Exercise
Repeat the lines exactly from the line that contains "Rebuild this chart" through the line that contains "from matplotlib.patches import Rectangle"; leave images out and add nothing.

Dataset excerpts
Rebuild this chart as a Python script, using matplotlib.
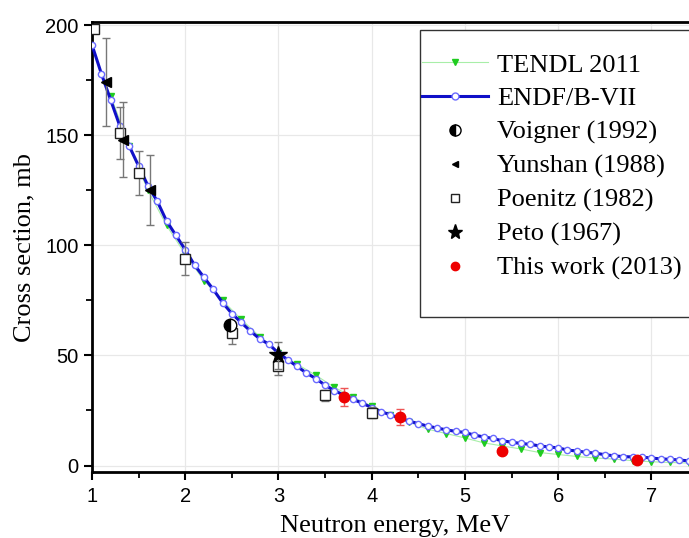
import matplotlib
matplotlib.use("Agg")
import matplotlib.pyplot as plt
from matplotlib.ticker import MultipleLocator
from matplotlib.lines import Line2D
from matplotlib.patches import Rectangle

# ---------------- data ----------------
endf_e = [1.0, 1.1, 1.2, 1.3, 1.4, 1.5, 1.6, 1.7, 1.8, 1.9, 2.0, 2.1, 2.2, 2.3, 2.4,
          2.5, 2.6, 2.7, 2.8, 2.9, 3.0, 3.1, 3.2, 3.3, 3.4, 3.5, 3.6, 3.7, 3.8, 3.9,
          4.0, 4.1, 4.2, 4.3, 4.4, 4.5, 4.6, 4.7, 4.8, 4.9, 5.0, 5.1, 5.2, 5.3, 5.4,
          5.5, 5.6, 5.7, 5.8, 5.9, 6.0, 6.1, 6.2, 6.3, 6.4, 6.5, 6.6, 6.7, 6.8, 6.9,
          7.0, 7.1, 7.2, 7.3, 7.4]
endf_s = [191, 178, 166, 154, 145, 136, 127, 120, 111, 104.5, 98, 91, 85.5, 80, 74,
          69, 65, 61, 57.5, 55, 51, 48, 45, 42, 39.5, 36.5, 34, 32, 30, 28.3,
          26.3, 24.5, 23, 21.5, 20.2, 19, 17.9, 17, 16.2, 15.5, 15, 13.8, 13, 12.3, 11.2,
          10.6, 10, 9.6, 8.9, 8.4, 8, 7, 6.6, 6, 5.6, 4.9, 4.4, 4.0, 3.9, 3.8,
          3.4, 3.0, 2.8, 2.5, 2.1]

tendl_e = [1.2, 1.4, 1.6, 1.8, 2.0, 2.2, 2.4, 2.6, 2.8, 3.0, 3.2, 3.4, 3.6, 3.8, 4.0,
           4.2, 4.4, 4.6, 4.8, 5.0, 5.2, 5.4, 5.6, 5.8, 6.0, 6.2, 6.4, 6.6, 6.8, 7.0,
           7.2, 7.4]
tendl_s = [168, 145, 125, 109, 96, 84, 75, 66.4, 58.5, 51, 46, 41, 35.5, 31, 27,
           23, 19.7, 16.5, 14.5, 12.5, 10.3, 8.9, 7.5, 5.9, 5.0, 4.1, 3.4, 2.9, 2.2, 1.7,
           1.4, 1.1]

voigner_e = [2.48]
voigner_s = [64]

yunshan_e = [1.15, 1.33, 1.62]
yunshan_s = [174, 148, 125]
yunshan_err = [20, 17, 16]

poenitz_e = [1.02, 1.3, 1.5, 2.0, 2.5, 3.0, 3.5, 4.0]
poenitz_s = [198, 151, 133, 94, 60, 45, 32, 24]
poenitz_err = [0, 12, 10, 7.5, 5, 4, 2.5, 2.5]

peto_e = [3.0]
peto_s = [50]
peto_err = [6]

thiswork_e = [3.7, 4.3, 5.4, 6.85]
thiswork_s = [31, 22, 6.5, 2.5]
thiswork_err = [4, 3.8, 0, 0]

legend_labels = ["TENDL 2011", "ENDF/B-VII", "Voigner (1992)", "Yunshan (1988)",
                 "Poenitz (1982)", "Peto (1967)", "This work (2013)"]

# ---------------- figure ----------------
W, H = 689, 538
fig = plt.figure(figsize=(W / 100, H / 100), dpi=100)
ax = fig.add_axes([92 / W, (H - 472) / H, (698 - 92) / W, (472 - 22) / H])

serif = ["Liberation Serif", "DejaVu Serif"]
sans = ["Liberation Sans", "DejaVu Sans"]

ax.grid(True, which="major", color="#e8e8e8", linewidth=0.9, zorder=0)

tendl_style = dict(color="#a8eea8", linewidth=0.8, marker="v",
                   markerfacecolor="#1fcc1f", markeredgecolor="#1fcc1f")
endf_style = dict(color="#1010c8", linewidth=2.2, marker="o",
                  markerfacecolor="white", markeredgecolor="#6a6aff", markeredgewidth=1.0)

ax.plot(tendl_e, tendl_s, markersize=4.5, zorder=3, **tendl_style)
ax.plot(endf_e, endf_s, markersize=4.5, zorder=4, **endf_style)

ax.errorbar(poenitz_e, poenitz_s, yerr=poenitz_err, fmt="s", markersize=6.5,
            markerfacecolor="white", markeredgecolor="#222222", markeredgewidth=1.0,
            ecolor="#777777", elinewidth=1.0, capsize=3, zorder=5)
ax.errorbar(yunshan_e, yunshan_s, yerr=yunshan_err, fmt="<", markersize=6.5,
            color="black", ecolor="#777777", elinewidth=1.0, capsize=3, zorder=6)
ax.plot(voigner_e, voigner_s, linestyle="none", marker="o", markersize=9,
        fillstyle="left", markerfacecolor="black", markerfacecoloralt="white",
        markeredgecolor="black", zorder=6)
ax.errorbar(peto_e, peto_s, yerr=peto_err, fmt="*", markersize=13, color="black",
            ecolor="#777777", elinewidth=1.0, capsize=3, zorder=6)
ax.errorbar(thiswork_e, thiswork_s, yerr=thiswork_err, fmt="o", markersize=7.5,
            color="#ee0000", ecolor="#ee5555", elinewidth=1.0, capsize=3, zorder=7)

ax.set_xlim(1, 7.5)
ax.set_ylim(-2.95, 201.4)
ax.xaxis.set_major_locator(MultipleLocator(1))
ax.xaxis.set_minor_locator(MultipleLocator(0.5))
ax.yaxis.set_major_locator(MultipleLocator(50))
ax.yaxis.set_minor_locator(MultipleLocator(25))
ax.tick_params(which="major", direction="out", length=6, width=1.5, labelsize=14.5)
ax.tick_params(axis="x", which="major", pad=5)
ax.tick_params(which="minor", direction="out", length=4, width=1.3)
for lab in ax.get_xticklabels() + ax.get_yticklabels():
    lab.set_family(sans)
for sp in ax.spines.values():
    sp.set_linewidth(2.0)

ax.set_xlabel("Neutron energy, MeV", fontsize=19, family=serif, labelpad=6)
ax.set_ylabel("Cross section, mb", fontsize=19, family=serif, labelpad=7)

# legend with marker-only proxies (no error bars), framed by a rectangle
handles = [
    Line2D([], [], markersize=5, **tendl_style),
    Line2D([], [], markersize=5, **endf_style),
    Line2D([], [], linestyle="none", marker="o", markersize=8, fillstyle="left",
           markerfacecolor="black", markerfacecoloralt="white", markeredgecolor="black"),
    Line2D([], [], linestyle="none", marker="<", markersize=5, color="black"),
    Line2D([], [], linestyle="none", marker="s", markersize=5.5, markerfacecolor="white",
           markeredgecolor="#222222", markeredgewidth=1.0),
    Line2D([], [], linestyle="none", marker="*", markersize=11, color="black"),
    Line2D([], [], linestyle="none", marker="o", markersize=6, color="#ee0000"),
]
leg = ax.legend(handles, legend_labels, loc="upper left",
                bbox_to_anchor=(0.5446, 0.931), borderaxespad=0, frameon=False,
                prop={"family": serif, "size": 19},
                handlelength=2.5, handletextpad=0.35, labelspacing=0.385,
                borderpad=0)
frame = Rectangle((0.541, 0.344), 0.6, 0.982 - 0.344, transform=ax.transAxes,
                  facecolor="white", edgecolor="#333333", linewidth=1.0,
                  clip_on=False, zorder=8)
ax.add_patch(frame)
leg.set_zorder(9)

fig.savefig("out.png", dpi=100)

--

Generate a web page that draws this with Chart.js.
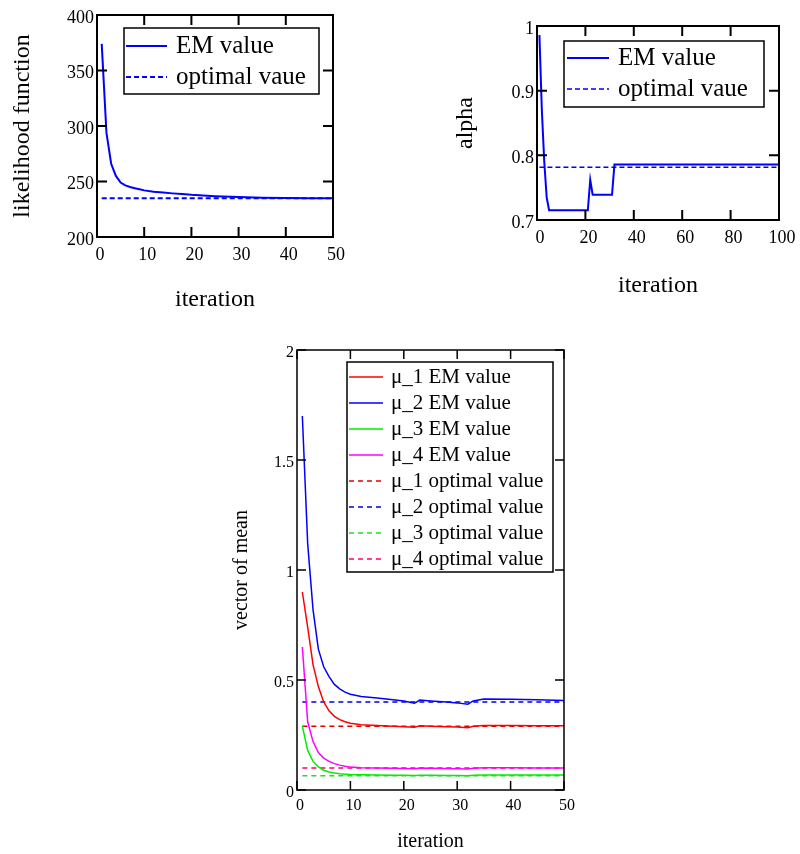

The completed task
Rebuild this chart as a Python script, using matplotlib.
import matplotlib
matplotlib.use("Agg")
import matplotlib.pyplot as plt
from matplotlib.ticker import MultipleLocator
from matplotlib.lines import Line2D
from matplotlib.patches import Rectangle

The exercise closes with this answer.